On 9/9/2021 6:59 PM, Keller, Jacob E wrote:
> On 9/8/2021 10:52 AM, Keller, Jacob E wrote:
>> The e100_get_regs function is used to implement a simple register dump
>> for the e100 device. The data is broken into a couple of MAC control
>> registers, and then a series of PHY registers, followed by a memory dump
>> buffer.
>>
>> The total length of the register dump is defined as (1 + E100_PHY_REGS)
>> * sizeof(u32) + sizeof(nic->mem->dump_buf).
>>
>> The logic for filling in the PHY registers uses a convoluted inverted
>> count for loop which counts from E100_PHY_REGS (0x1C) down to 0, and
>> assigns the slots 1 + E100_PHY_REGS - i. The first loop iteration will
>> fill in [1] and the final loop iteration will fill in [1 + 0x1C]. This
>> is actually one more than the supposed number of PHY registers.
>>
>> The memory dump buffer is then filled into the space at
>> [2 + E100_PHY_REGS] which will cause that memcpy to assign 4 bytes past
>> the total size.
>>
>> The end result is that we overrun the total buffer size allocated by the
>> kernel, which could lead to a panic or other issues due to memory
>> corruption.
>>
>> It is difficult to determine the actual total number of registers
>> here. The only 8255x datasheet I could find indicates there are 28 total
>> MDI registers. However, we're reading 29 here, and reading them in
>> reverse!
>>
>> In addition, the ethtool e100 register dump interface appears to read
>> the first PHY register to determine if the device is in MDI or MDIx
>> mode. This doesn't appear to be documented anywhere within the 8255x
>> datasheet. I can only assume it must be in register 28 (the extra
>> register we're reading here).
>>
>> Lets not change any of the intended meaning of what we copy here. Just
>> extend the space by 4 bytes to account for the extra register and
>> continue copying the data out in the same order.
>>
>> Change the E100_PHY_REGS value to be the correct total (29) so that the
>> total register dump size is calculated properly. Fix the offset for
>> where we copy the dump buffer so that it doesn't overrun the total size.
>>
>> Re-write the for loop to use counting up instead of the convoluted
>> down-counting.

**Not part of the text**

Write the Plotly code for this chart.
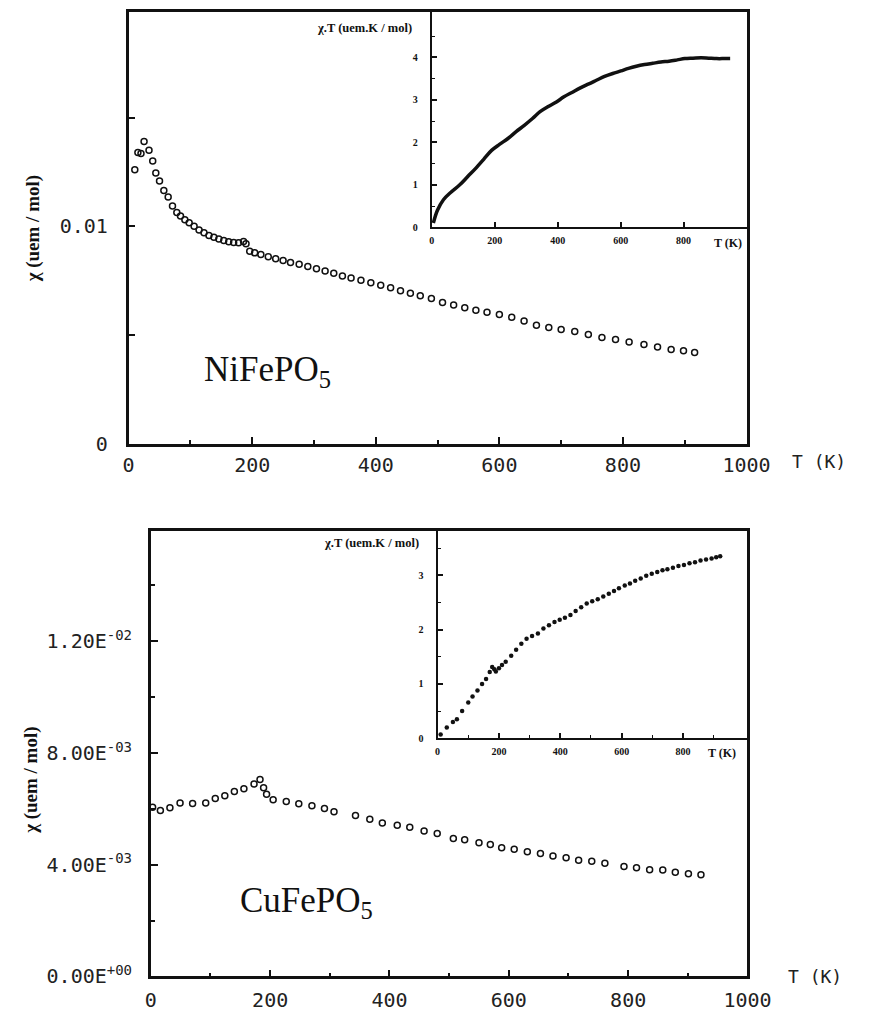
import plotly.graph_objects as go

W, H = 869, 1025

# ---------------- data ----------------
# NiFePO5 main: chi (uem/mol) vs T (K)
ni_T = [10, 15, 20, 25, 33, 39, 44, 50, 57, 64, 71, 78, 84, 91, 98, 106, 114, 122, 130, 138,
        146, 154, 162, 170, 178, 186, 190, 196, 204, 214, 226, 238, 250, 262, 276, 290, 304,
        318, 332, 346, 360, 376, 392, 408, 424, 440, 456, 472, 490, 508, 526, 544, 562, 580,
        600, 620, 640, 660, 680, 700, 722, 744, 766, 788, 810, 834, 856, 878, 898, 916]
ni_chi = [0.01260, 0.01340, 0.01335, 0.01390, 0.01350, 0.01300, 0.01245, 0.01208, 0.01165,
          0.01135, 0.01094, 0.01064, 0.01048, 0.01030, 0.01016, 0.01000, 0.00983, 0.00970,
          0.00958, 0.00950, 0.00942, 0.00935, 0.00929, 0.00926, 0.00925, 0.00930, 0.00920,
          0.00885, 0.00878, 0.00870, 0.00860, 0.00851, 0.00843, 0.00834, 0.00825, 0.00815,
          0.00805, 0.00794, 0.00784, 0.00772, 0.00762, 0.00752, 0.00741, 0.00729, 0.00717,
          0.00704, 0.00692, 0.00681, 0.00668, 0.00650, 0.00638, 0.00626, 0.00614, 0.00605,
          0.00594, 0.00582, 0.00565, 0.00545, 0.00535, 0.00526, 0.00516, 0.00502, 0.00489,
          0.00479, 0.00468, 0.00456, 0.00445, 0.00434, 0.00428, 0.00420]

# NiFePO5 inset: chi.T vs T
ni_in_T = [5, 18, 37, 60, 89, 115, 141, 165, 190, 215, 242, 268, 294, 320, 344, 370, 396, 420,
           447, 472, 497, 523, 549, 575, 601, 625, 650, 676, 702, 728, 754, 780, 804, 830, 856,
           880, 905, 930, 948]
ni_in_chiT = [0.10, 0.40, 0.65, 0.82, 1.00, 1.20, 1.40, 1.60, 1.81, 1.95, 2.09, 2.25, 2.40,
              2.56, 2.72, 2.84, 2.95, 3.07, 3.18, 3.28, 3.37, 3.46, 3.55, 3.62, 3.68, 3.74,
              3.79, 3.83, 3.86, 3.89, 3.91, 3.94, 3.97, 3.98, 3.99, 3.98, 3.97, 3.97, 3.97]

# CuFePO5 main
cu_T = [3, 16, 32, 49, 70, 92, 108, 124, 140, 156, 173, 183, 189, 194, 205, 227, 248, 270,
        291, 307, 343, 367, 388, 413, 434, 458, 480, 507, 526, 550, 569, 588, 609, 631, 653,
        674, 696, 717, 739, 761, 793, 814, 836, 858, 879, 901, 922]
cu_chi = [0.00606, 0.00594, 0.00604, 0.00621, 0.00619, 0.00621, 0.00637, 0.00647, 0.00662,
          0.00672, 0.00689, 0.00705, 0.00676, 0.00652, 0.00633, 0.00626, 0.00618, 0.00611,
          0.00601, 0.00590, 0.00576, 0.00563, 0.00549, 0.00541, 0.00534, 0.00521, 0.00512,
          0.00494, 0.00489, 0.00479, 0.00472, 0.00461, 0.00455, 0.00446, 0.00440, 0.00431,
          0.00425, 0.00416, 0.00412, 0.00405, 0.00394, 0.00389, 0.00382, 0.00381, 0.00373,
          0.00368, 0.00364]

# CuFePO5 inset
cu_in_T = [10, 30, 50, 63, 80, 100, 114, 130, 145, 158, 170, 178, 185, 190, 200, 210, 222,
           240, 256, 273, 290, 308, 327, 345, 363, 381, 398, 415, 433, 450, 468, 486, 504,
           522, 540, 558, 575, 591, 610, 627, 644, 662, 680, 698, 716, 733, 749, 767, 785,
           803, 821, 839, 857, 875, 893, 908, 921]
cu_in_chiT = [0.07, 0.20, 0.30, 0.35, 0.50, 0.66, 0.77, 0.88, 1.00, 1.09, 1.22, 1.31, 1.27,
              1.23, 1.29, 1.35, 1.41, 1.52, 1.63, 1.74, 1.83, 1.88, 1.93, 2.02, 2.08, 2.14,
              2.18, 2.22, 2.27, 2.34, 2.41, 2.48, 2.52, 2.56, 2.61, 2.66, 2.71, 2.76, 2.81,
              2.85, 2.90, 2.94, 2.99, 3.03, 3.06, 3.09, 3.11, 3.14, 3.17, 3.19, 3.22, 3.24,
              3.27, 3.29, 3.31, 3.33, 3.35]

x_ticks = [0, 200, 400, 600, 800, 1000]
x_ticktext = ["0", "200", "400", "600", "800", "1000"]
x_minor = [100, 300, 500, 700, 900]
ni_y_ticks = [0, 0.01]
ni_y_text = ["0", "0.01"]
ni_y_minor = [0.005, 0.015]
cu_y_ticks = [0, 0.004, 0.008, 0.012]
cu_y_text = ["0.00E<sup>+00</sup>", "4.00E<sup>-03</sup>", "8.00E<sup>-03</sup>", "1.20E<sup>-02</sup>"]
cu_y_minor = [0.002, 0.006, 0.010, 0.014]
in_x_ticks = [0, 200, 400, 600, 800]
in_x_text = ["0", "200", "400", "600", "800"]
ni_in_y_ticks = [0, 1, 2, 3, 4]
ni_in_y_text = ["0", "1", "2", "3", "4"]
ni_in_y_minor = [0.5, 1.5, 2.5, 3.5, 4.5]
cu_in_y_ticks = [0, 1, 2, 3]
cu_in_y_text = ["0", "1", "2", "3"]
cu_in_y_minor = [0.5, 1.5, 2.5, 3.5]

# ---------------- helpers ----------------
def px_x(a, b):
    return [a / W, b / W]

def px_y(top, bottom):
    return [1 - bottom / H, 1 - top / H]

MONO = "DejaVu Sans Mono"
SERIF = "Liberation Serif"
INK = "#111111"

open_marker = dict(symbol="circle-open", size=6, color=INK, line=dict(width=1.5, color=INK))

fig = go.Figure()
fig.add_trace(go.Scatter(x=ni_T, y=ni_chi, mode="markers", marker=open_marker,
                         xaxis="x", yaxis="y", showlegend=False))
fig.add_trace(go.Scatter(x=ni_in_T, y=ni_in_chiT, mode="lines",
                         line=dict(color=INK, width=3.5, shape="spline"),
                         xaxis="x2", yaxis="y2", showlegend=False))
fig.add_trace(go.Scatter(x=cu_T, y=cu_chi, mode="markers", marker=open_marker,
                         xaxis="x3", yaxis="y3", showlegend=False))
fig.add_trace(go.Scatter(x=cu_in_T, y=cu_in_chiT, mode="markers",
                         marker=dict(symbol="circle", size=4.5, color=INK),
                         xaxis="x4", yaxis="y4", showlegend=False))

main_axis = dict(showline=True, linewidth=2.5, linecolor=INK, mirror=True, ticks="inside",
                 ticklen=7, tickwidth=2, tickcolor=INK, showgrid=False, zeroline=False,
                 tickfont=dict(family=MONO, size=20, color="#222"))
inset_axis = dict(showline=True, linewidth=2, linecolor=INK, mirror=False, ticks="inside",
                  ticklen=5, tickwidth=1.5, tickcolor=INK, showgrid=False, zeroline=False,
                  tickfont=dict(family=SERIF, size=10, color=INK, weight="bold"))

def minor(vals, ln=4, w=1.5):
    return dict(tickvals=vals, ticks="inside", ticklen=ln, tickwidth=w, tickcolor=INK)

fig.update_layout(
    width=W, height=H, margin=dict(l=0, r=0, t=0, b=0),
    paper_bgcolor="white", plot_bgcolor="rgba(0,0,0,0)",
    xaxis=dict(main_axis, domain=px_x(127, 767), range=[0, 1000], anchor="y",
               tickvals=x_ticks, ticktext=x_ticktext, ticklabelstandoff=2, minor=minor(x_minor)),
    yaxis=dict(main_axis, domain=px_y(12, 449), range=[0, 0.019864], anchor="x",
               tickvals=ni_y_ticks, ticktext=ni_y_text, ticklabelstandoff=14,
               minor=dict(minor(ni_y_minor), ticklen=7, tickwidth=2)),
    xaxis2=dict(inset_axis, domain=px_x(441, 767), range=[0, 1000], anchor="y2",
                tickvals=in_x_ticks, ticktext=in_x_text, ticklabelstandoff=3),
    yaxis2=dict(inset_axis, domain=px_y(12, 230), range=[0, 5.07], anchor="x2",
                tickvals=ni_in_y_ticks, ticktext=ni_in_y_text, ticklabelstandoff=10,
                minor=minor(ni_in_y_minor, 3, 1)),
    xaxis3=dict(main_axis, domain=px_x(150, 768), range=[0, 1000], anchor="y3",
                tickvals=x_ticks, ticktext=x_ticktext, ticklabelstandoff=4, minor=minor(x_minor)),
    yaxis3=dict(main_axis, domain=px_y(537, 988), range=[0, 0.01596], anchor="x3",
                tickvals=cu_y_ticks, ticktext=cu_y_text, ticklabelstandoff=12,
                minor=minor(cu_y_minor)),
    xaxis4=dict(inset_axis, domain=px_x(447, 768), range=[0, 1010], anchor="y4",
                tickvals=in_x_ticks, ticktext=in_x_text, ticklabelstandoff=3,
                minor=minor(x_minor, 3, 1)),
    yaxis4=dict(inset_axis, domain=px_y(537, 747), range=[0, 3.82], anchor="x4",
                tickvals=cu_in_y_ticks, ticktext=cu_in_y_text, ticklabelstandoff=10,
                minor=minor(cu_in_y_minor, 3, 1)),
)

def ann(text, x, y, font, angle=0, xanchor="center"):
    fig.add_annotation(text=text, x=x / W, y=1 - y / H, xref="paper", yref="paper",
                       showarrow=False, textangle=angle, font=font, xanchor=xanchor,
                       yanchor="middle")

ylab_font = dict(family=SERIF, size=19, color=INK, weight="bold")
ann("χ (uem / mol)", 28, 232, ylab_font, angle=-90)
ann("χ (uem / mol)", 26, 790, ylab_font, angle=-90)

inset_title_font = dict(family=SERIF, size=12.5, color=INK, weight="bold")
ann("χ.T (uem.K / mol)", 423, 28, inset_title_font, xanchor="right")
ann("χ.T (uem.K / mol)", 430, 549, inset_title_font, xanchor="right")
ann("T (K)", 748, 246, dict(family=SERIF, size=12, color=INK, weight="bold"))
ann("T (K)", 742, 762, dict(family=SERIF, size=12, color=INK, weight="bold"))

ann("T (K)", 842, 467, dict(family=MONO, size=18, color="#222"))
ann("T (K)", 838, 988, dict(family=MONO, size=18, color="#222"))

comp_font = dict(family=SERIF, size=35, color=INK)
ann("NiFePO<sub>5</sub>", 203, 376, comp_font, xanchor="left")
ann("CuFePO<sub>5</sub>", 240, 913, comp_font, xanchor="left")

fig.write_html("out.html")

Correct the mdio_read offset to use the 0-based register
>> offsets, but maintain the bizarre reverse ordering so that we have the
>> ABI expected by applications like ethtool. This requires and additional
>> subtraction of 1. It seems a bit odd but it makes the flow of assignment
>> into the register buffer easier to follow.
>>
>> Fixes: 1da177e4c3f4 ("Linux-2.6.12-rc2")
>> Rerported-by: Reported-by: Felicitas Hetzelt <felicitashetzelt@gmail.com>
>> Signed-off-by: Jacob Keller <jacob.e.keller@intel.com>
>> ---
>>  drivers/net/ethernet/intel/e100.c | 14 +++++++++-----
>>  1 file changed, 9 insertions(+), 5 deletions(-)
>>
>> diff --git a/drivers/net/ethernet/intel/e100.c b/drivers/net/ethernet/intel/e100.c
>> index 588a59546d12..7ac932e95fcb 100644
>> --- a/drivers/net/ethernet/intel/e100.c
>> +++ b/drivers/net/ethernet/intel/e100.c
>> @@ -2437,7 +2437,7 @@ static void e100_get_drvinfo(struct net_device *netdev,
>>  		sizeof(info->bus_info));
>>  }
>>  
>> -#define E100_PHY_REGS 0x1C
>> +#define E100_PHY_REGS 0x1D
>>  static int e100_get_regs_len(struct net_device *netdev)
>>  {
>>  	struct nic *nic = netdev_priv(netdev);
>> @@ -2459,13 +2459,17 @@ static void e100_get_regs(struct net_device *netdev,
>>  	buff[0] = ioread8(&nic->csr->scb.cmd_hi) << 24 |
>>  		ioread8(&nic->csr->scb.cmd_lo) << 16 |
>>  		ioread16(&nic->csr->scb.status);
>> -	for (i = E100_PHY_REGS; i >= 0; i--)
>> -		buff[1 + E100_PHY_REGS - i] =
>> -			mdio_read(netdev, nic->mii.phy_id, i);
>> +	for (i = 0; i < E100_PHY_REGS; i++)
>> +		/* Note that we read the registers in reverse order. This
>> +		 * ordering is the ABI apparently used by ethtool and other
>> +		 * applications.
>> +		 */
>> +		buff[1 + i] = mdio_read(netdev, nic->mii.phy_id,
>> +					E100_PHY_REGS - 1 - i);
>>  	memset(nic->mem->dump_buf, 0, sizeof(nic->mem->dump_buf));
>>  	e100_exec_cb(nic, NULL, e100_dump);
>>  	msleep(10);
>> -	memcpy(&buff[2 + E100_PHY_REGS], nic->mem->dump_buf,
>> +	memcpy(&buff[1 + E100_PHY_REGS], nic->mem->dump_buf,
>>  		sizeof(nic->mem->dump_buf));
>>  }
>>
> I don't think this is quite right yet.... I loaded this up in QEMU with
> an i82550 emulated nic. I still see a KASAN error with this applied. I'm
> verifying everything again and will get back once I've got a proper fix
> that doesn't trigger KASAN.
> 
> Thanks,
> Jake
> 

I re-ran a build and made absolutely sure I got the right driver
installed. Once I did that the KASAN warnings went away. I suspect that
the build I was testing with the above comment was somehow not complete
or wasn't saved right.

With that being said, I can confidently say this is correct at least as
far as a simulation from qemu-kvm with the i82550 is concerned.

A bit odd maybe, but...

Tested-by: Jacob Keller <jacob.e.keller@intel.com>